The proof of Theorem 3.5 is quite nice.
Though it starts from the optimal set of $$s$$ atoms — expressed in matrix form by $$\mathbf{\Phi}_\vx$$ —
it ends with only values dependent on the dictionary, i.e., the cumulative coherence.
Letting $$\Psi := \Omega \backslash \Lambda_\vx$$ be the indices of the atoms
not in $$\mathbf{\Phi}_\vx$$, we can bound the ERC norm:
\begin{align} \max_{i \in \Psi} ||\mathbf{\Phi}_\vx^\dagger \vd_i ||_1 & = \max_{i \in \Psi} ||( \mathbf{\Phi}_\vx^H \mathbf{\Phi}_\vx)^{-1} \mathbf{\Phi}_\vx^H \vd_i ||_1 \\ & \le ||( \mathbf{\Phi}_\vx^H \mathbf{\Phi}_\vx)^{-1} ||_1 \max_{i \in \Psi} || \mathbf{\Phi}_\vx^H \vd_i ||_1 \end{align}
where we can move the max because the first norm doesn’t depend on it.

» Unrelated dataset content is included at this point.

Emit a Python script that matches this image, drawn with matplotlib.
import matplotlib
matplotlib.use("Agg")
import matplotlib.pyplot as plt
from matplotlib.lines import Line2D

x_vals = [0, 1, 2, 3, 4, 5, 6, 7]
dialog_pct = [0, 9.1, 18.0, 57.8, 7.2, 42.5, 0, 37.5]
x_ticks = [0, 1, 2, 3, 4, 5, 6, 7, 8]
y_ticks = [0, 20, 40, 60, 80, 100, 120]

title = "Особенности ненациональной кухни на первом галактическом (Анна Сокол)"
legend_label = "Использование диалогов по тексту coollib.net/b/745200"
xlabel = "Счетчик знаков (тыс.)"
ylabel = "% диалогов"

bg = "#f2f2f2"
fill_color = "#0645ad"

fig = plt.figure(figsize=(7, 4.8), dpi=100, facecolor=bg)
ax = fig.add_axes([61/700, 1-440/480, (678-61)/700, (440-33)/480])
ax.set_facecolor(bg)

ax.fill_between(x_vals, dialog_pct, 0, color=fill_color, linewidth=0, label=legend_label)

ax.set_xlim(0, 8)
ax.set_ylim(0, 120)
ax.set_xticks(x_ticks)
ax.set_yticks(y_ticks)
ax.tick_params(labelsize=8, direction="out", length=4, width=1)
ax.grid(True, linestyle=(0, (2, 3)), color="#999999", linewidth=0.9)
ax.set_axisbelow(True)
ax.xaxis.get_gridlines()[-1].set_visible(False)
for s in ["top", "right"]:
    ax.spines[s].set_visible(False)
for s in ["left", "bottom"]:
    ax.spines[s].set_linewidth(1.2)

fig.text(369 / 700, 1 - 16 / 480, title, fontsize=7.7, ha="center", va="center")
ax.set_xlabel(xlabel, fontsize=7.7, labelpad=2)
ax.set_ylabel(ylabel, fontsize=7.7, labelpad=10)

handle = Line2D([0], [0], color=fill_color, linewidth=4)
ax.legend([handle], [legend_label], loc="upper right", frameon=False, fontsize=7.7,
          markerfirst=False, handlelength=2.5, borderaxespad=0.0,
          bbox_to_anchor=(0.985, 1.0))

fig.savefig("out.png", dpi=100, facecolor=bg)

From the definition of the cumulative coherence, we know
$$\max_{i \in \Psi} || \mathbf{\Phi}_\vx^H \vd_i ||_1 = \max_{i \in \Psi} \sum_{\lambda \in \Lambda_\vx} | \langle \vd_i, \vd_\lambda \rangle | \le \max_{| \Gamma | = s} \max_{i \in \Psi} \sum_{\gamma \in \Gamma} | \langle \vd_i, \vd_\gamma \rangle | = \mu_\Sigma(s).$$
That much is easy.

Now, notice that the Gramian $$\mathbf{\Phi}_\vx^H\mathbf{\Phi}_\vx$$ has ones on its diagonal. We can express this matrix then as $$\mathbf{\Phi}_\vx^H\mathbf{\Phi}_\vx = \MI + \MA$$, where $$\MI$$ is an $$s \times s$$ identity matrix.
A column of the second matrix is made of the inner products between one atom and $$s-1$$ others.

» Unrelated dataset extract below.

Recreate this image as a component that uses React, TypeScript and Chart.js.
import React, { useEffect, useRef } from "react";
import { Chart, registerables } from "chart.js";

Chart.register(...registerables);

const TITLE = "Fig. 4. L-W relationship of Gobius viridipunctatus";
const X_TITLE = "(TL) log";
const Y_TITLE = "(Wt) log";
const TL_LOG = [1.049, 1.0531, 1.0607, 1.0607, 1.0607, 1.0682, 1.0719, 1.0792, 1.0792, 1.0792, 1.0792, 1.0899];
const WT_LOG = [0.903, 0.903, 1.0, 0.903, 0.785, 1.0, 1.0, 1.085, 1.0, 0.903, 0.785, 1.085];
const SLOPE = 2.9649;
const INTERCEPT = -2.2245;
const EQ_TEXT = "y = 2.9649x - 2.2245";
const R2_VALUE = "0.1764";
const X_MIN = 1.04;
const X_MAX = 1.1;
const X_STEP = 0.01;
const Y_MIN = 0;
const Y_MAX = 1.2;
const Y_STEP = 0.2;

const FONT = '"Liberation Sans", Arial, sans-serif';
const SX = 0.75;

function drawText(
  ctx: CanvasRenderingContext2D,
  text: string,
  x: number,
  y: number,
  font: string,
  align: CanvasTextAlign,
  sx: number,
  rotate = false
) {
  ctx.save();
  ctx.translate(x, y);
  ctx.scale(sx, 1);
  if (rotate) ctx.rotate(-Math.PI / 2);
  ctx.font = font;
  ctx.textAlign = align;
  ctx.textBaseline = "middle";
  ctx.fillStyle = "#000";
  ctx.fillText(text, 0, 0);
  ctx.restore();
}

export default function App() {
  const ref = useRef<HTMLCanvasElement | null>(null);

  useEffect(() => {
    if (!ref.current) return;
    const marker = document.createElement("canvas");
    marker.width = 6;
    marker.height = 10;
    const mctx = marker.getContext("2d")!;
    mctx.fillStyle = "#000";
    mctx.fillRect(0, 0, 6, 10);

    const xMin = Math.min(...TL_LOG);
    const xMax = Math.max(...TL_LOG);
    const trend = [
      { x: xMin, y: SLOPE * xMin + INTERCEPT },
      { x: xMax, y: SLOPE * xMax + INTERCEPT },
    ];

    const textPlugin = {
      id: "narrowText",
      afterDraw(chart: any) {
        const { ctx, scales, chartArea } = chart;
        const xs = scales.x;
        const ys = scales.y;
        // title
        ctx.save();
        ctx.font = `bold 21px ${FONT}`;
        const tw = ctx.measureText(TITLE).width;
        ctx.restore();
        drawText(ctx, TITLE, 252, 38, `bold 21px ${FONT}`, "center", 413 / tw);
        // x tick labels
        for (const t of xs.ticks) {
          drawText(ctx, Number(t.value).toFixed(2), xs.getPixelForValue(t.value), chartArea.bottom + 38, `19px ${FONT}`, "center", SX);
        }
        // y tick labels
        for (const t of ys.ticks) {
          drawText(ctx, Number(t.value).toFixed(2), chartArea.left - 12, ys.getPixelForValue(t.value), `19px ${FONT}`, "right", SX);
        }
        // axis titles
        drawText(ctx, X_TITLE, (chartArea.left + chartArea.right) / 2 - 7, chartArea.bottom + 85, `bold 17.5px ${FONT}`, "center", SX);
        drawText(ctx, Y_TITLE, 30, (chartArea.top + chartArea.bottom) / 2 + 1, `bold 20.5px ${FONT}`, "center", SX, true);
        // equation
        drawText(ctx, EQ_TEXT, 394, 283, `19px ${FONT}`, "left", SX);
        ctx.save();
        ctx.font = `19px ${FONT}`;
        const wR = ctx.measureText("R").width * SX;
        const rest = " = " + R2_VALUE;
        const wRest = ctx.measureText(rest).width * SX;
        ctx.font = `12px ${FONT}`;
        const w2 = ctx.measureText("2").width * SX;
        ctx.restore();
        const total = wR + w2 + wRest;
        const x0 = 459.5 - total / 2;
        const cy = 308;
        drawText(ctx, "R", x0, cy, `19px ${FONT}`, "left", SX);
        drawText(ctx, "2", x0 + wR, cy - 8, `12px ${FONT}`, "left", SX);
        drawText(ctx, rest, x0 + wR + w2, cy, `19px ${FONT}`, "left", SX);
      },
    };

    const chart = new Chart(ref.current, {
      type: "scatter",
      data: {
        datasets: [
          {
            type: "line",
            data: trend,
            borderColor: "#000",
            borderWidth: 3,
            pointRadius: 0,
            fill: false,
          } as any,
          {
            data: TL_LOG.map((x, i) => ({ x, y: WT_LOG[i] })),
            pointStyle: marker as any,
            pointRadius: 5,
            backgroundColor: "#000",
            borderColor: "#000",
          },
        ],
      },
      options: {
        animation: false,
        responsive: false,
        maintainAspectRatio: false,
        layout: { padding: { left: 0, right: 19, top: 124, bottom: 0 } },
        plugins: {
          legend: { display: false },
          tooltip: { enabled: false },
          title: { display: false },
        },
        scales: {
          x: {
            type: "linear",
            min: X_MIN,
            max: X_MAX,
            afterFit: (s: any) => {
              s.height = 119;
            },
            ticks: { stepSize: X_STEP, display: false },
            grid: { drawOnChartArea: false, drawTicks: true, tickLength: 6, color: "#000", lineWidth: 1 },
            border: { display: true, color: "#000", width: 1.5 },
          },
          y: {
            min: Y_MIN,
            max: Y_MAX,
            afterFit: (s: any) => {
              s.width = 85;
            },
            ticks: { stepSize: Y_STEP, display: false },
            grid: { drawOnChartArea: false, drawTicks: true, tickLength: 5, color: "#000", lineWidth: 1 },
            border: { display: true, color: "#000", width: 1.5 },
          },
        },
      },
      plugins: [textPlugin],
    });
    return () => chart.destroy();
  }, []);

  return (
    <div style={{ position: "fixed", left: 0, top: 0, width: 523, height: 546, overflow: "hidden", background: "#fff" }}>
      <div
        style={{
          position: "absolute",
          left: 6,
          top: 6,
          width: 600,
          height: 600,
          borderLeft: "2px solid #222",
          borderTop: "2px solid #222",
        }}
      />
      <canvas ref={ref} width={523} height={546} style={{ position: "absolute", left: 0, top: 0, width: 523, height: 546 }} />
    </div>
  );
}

And if we take its induced $$\ell_1$$-norm,
we will have the largest absolute column sum.
In other words, we look for the column of $$s-1$$ atom inner products whose magnitudes sum to the largest value of all the columns.

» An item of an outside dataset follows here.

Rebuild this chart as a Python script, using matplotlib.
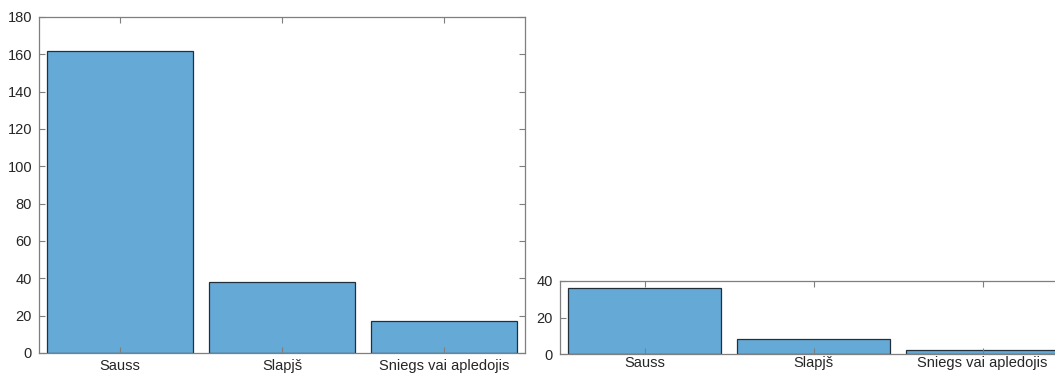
import matplotlib
matplotlib.use("Agg")
from matplotlib import pyplot as plt
from matplotlib.ticker import MultipleLocator

# Road surface condition counts, two data sets
categories = ["Sauss", "Slapjš", "Sniegs vai apledojis"]
countsLeft = [162, 38, 17]
countsRight = [36, 8, 2]

barColor = "#65a9d7"
edgeColor = "#22303c"
spineColor = "#7f7f7f"
textColor = "#262626"

plt.rcParams["font.family"] = ["Liberation Sans", "DejaVu Sans"]
plt.rcParams["font.size"] = 10.5

W, H = 1055, 373
figure = plt.figure(figsize=(W / 100, H / 100), dpi=100)


def px_axes(left, top, right, bottom):
    return figure.add_axes([left / W, (H - bottom) / H, (right - left) / W, (bottom - top) / H])


def style_axis(axis, ymax, ystep, xpad):
    positions = list(range(1, len(categories) + 1))
    axis.set_xlim(0.5, len(categories) + 0.5)
    axis.set_ylim(0, ymax)
    axis.set_xticks(positions)
    axis.set_xticklabels(categories)
    axis.yaxis.set_major_locator(MultipleLocator(ystep))
    axis.tick_params(direction="in", top=True, right=True, length=4, width=0.8,
                     colors=spineColor, labelcolor=textColor, labelsize=10.5)
    axis.tick_params(axis="x", pad=xpad)
    axis.tick_params(axis="y", pad=5)
    for spine in axis.spines.values():
        spine.set_color(spineColor)
        spine.set_linewidth(0.9)


# Left chart
axisLeft = px_axes(39, 17, 525, 353)
axisLeft.bar(range(1, len(categories) + 1), countsLeft, width=0.9,
             color=barColor, edgecolor=edgeColor, linewidth=0.9)
style_axis(axisLeft, 180, 20, 4)

# Right chart (cut off at the right edge of the picture)
axisRight = px_axes(560, 281, 1067, 354)
axisRight.bar(range(1, len(categories) + 1), countsRight, width=0.9,
              color=barColor, edgecolor=edgeColor, linewidth=0.9)
style_axis(axisRight, 40, 20, 1.5)

figure.savefig("out.png", dpi=100)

The $$s-1$$ cumulative coherence puts a limit on that value, and so:
$$|| \MA ||_1 \le \mu_\Sigma(s-1).$$
If we assume, $$\mu_\Sigma(s-1) < 1$$, magic happens.
We know from geometric series that if $$|a| < 1$$ then
$$\sum_{k=0}^\infty a^k = (1 – a)^{-1}.$$
Neumann series generalizes that to matrices.
If $$||\MA||_1 < 1$$, then
$$\sum_{k=0}^\infty \MA^k = (\MI – \MA)^{-1}.$$
Thus,
\begin{align} ||( \mathbf{\Phi}_\vx^H \mathbf{\Phi}_\vx)^{-1} ||_1 & = || (\MI + \MA )^{-1} ||_1 \\ & = \left | \left | \sum_{k=0}^\infty (-\MA)^k \right | \right |_1. \end{align}
Since the norm of a sum is at most the sum of the norms
\begin{align} \left | \left | \sum_{k=0}^\infty (-\MA)^k \right | \right |_1 & \le \sum_{k=0}^\infty || \MA ||_1^k \\ & = \frac{1}{1 – || \MA ||_1} \\ & \le \frac{1}{1 – \mu_\Sigma(s-1)} \end{align}
from the inequality above.

Putting all this together with the ERC
$$\max_{i \in \Psi} ||\mathbf{\Phi}_\vx^\dagger \vd_i ||_1 \le ||( \mathbf{\Phi}_\vx^H \mathbf{\Phi}_\vx)^{-1} ||_1 \max_{i \in \Psi} || \mathbf{\Phi}_\vx^H \vd_i ||_1 \le \frac{\mu_\Sigma(s)}{1 – \mu_\Sigma(s-1)} < 1$$
and thus we have reached Tropp's excellent result,
which depends completely on the dictionary, and with the assumption that $$\mu_\Sigma(s-1) < 1$$.
Computing cumulative coherences, however, might be harder than determining the sparsest representation of a signal.